*Supplied material*.
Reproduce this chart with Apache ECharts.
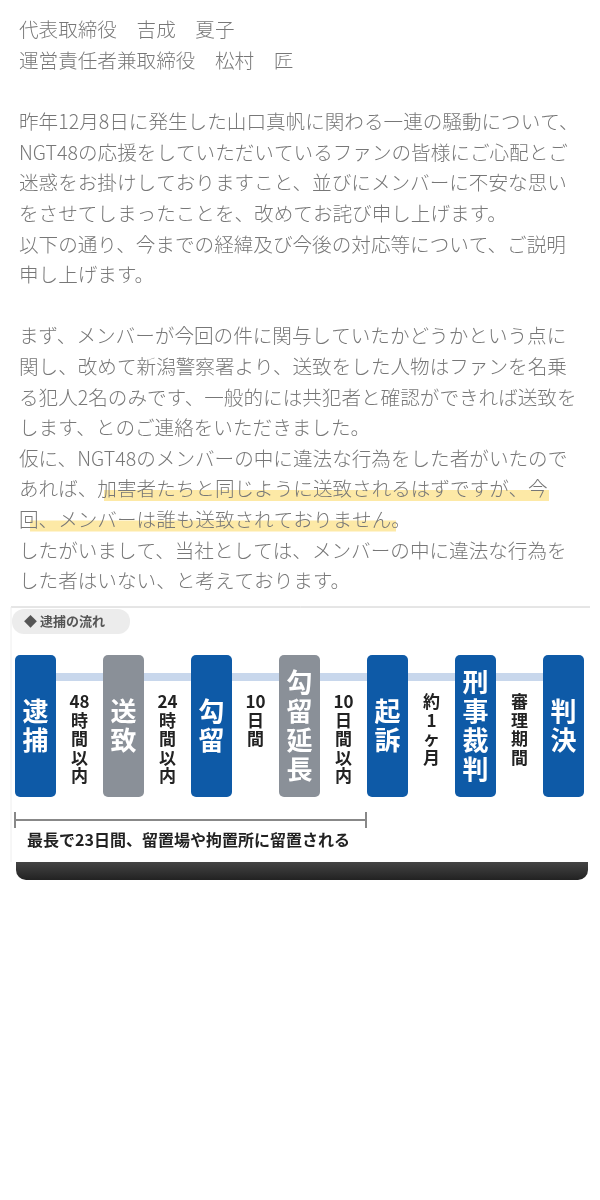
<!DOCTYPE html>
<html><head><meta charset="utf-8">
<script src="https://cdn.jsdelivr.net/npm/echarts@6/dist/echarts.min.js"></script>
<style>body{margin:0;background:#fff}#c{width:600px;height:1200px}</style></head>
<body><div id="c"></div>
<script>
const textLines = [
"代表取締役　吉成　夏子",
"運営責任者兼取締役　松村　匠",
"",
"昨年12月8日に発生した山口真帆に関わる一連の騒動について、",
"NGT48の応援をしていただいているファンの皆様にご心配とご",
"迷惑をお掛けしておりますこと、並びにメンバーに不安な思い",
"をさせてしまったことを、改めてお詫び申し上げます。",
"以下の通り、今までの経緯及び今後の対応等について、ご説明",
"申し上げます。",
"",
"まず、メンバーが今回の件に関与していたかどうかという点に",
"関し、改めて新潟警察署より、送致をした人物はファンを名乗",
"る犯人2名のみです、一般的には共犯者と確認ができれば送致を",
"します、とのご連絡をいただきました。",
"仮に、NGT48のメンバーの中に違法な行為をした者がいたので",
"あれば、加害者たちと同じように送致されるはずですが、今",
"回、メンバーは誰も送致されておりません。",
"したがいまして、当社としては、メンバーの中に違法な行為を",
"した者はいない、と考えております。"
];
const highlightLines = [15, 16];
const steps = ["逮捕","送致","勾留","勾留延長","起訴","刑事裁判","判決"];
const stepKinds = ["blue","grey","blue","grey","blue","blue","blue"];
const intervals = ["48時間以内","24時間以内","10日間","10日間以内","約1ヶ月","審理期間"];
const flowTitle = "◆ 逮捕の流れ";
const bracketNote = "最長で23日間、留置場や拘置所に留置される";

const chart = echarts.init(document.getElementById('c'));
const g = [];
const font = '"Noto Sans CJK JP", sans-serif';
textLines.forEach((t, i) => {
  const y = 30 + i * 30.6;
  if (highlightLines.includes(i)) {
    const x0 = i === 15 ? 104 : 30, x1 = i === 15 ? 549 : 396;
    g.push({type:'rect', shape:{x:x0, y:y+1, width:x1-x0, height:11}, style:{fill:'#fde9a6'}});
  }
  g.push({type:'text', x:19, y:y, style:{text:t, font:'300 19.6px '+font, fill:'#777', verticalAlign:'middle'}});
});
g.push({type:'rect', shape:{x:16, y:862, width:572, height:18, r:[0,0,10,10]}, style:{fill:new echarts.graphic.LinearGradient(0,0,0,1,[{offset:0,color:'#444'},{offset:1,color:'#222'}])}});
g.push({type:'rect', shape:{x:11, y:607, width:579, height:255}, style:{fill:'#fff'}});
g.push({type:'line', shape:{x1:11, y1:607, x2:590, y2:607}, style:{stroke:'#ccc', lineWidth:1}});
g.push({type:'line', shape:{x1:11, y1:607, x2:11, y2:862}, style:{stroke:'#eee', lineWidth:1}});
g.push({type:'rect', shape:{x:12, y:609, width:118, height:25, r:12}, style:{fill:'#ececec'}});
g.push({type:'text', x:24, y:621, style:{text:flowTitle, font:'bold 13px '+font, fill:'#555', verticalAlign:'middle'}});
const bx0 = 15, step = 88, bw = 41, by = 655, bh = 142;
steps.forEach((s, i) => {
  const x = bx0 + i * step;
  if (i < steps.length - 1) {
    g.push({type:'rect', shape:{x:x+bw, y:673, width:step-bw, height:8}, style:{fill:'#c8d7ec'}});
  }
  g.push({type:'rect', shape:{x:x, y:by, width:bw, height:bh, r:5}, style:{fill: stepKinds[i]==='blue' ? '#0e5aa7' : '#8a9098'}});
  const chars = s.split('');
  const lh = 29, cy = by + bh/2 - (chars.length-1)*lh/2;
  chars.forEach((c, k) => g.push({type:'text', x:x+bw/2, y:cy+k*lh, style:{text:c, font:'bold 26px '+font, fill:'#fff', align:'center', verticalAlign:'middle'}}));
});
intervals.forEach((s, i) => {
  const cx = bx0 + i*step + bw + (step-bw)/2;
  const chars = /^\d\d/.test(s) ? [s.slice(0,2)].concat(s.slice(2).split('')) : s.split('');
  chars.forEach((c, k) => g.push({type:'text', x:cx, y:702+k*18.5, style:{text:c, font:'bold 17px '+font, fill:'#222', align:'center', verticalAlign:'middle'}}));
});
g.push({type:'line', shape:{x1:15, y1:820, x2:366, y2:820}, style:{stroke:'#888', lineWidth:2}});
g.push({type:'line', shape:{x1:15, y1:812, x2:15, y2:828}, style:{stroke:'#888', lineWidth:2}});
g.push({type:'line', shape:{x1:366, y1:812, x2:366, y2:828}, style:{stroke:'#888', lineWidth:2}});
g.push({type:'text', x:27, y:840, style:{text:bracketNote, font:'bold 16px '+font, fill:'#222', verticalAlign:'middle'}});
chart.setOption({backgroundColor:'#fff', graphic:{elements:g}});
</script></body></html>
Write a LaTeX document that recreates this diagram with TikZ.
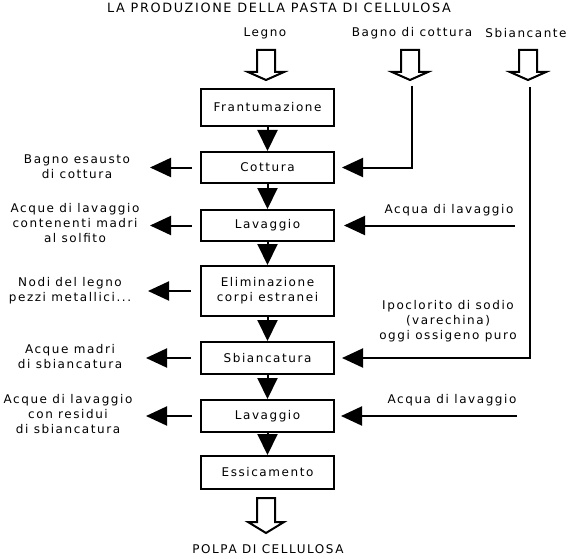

*Requirement*.
Check each line of these records for the string "document" and state only how many lines have it.

*The reply*.
2